Fliers containing the warnings were slipped under the doors of boutiques, bookstores and bakeries owned by Shiites, Sunnis and even Christians. Some merchants who defied the orders lost their lives to drive-by shooters.

All this adds yet another element to the sense of gloom spreading over Baghdad as the U.S. and the Iraqi government struggle to contain the violence, which surged after February’s bombing of a Shiite shrine in Samarra and the wave of reprisal attacks against Sunnis that followed.

Staying home
Baghdad residents are increasingly staying home, changing their routes or giving up jobs in areas where they feel at risk from the rival Muslim sect.

Saad Abbas, a 26-year-old Shiite building contractor, used to work as a foreman on construction projects in Sunni neighborhoods. He stopped after some of his friends were waylaid by Sunni gunmen and killed because they had Shiite names.

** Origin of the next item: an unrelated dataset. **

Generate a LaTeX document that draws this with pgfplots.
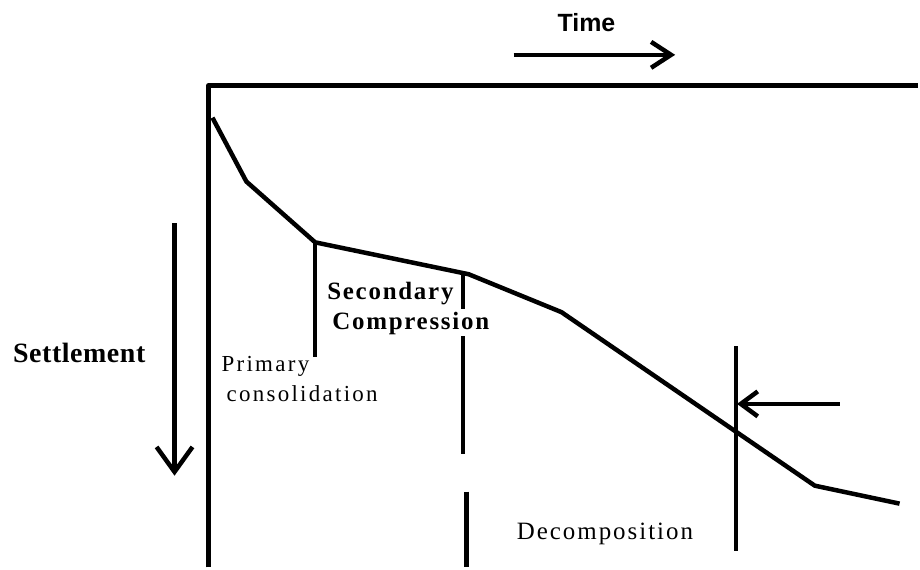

“I’m too afraid to work outside Sadr City now,” he said. “So I have to accept any work I can get, even a simple laborer, as long as it’s inside our city.”

Fear has driven many Iraqis to take low-paying jobs deemed safer — even at the cost of abandoning businesses into which they had sunk their life savings.

Omran Abdul Salam, a Shiite, shut down his booming mobile phone store after receiving a death threat. Now he peddles cigarettes on the curb.

“It’s not a good source of income for a father of four,” he said. “But it’s better than losing my life.”

Falah Hassan al-Dulaimi, a Sunni, went from being a partner in a car dealership to driving a taxi. Gunmen kept stealing the cars and asking for money, “and I paid more than once until I lost all my money and my share in the business,” he said. “I’m thinking of leaving the country.”

High unemployment
The decline in commerce comes despite renewed efforts by the United States to help Iraqis revive their economy, still moribund more than three years after the U.S.-led invasion toppled Saddam Hussein.

No reliable figures on unemployment are available, but some estimates put the figure as high as 40 percent nationwide — higher in areas of western Iraq where the Sunni insurgency is widespread.

Last month, U.S. Commerce Secretary Carlos Gutierrez signed an agreement with the Iraqi government to strengthen the country’s economy and lure foreign investment into a nation with the world’s third-largest proven petroleum reserves.

But until the security situation improves, economic revival seems a distant dream.

“Iraq’s current situation shows that building a new nation is about more than going to the polls and creating coalition governments,” said Michael O’Hanlon of the Brookings Institution.

“Democracies cannot succeed unless they protect their peoples, guarantee the rights of their minorities, and make it possible for their economies to grow and their peoples to prosper,” he said.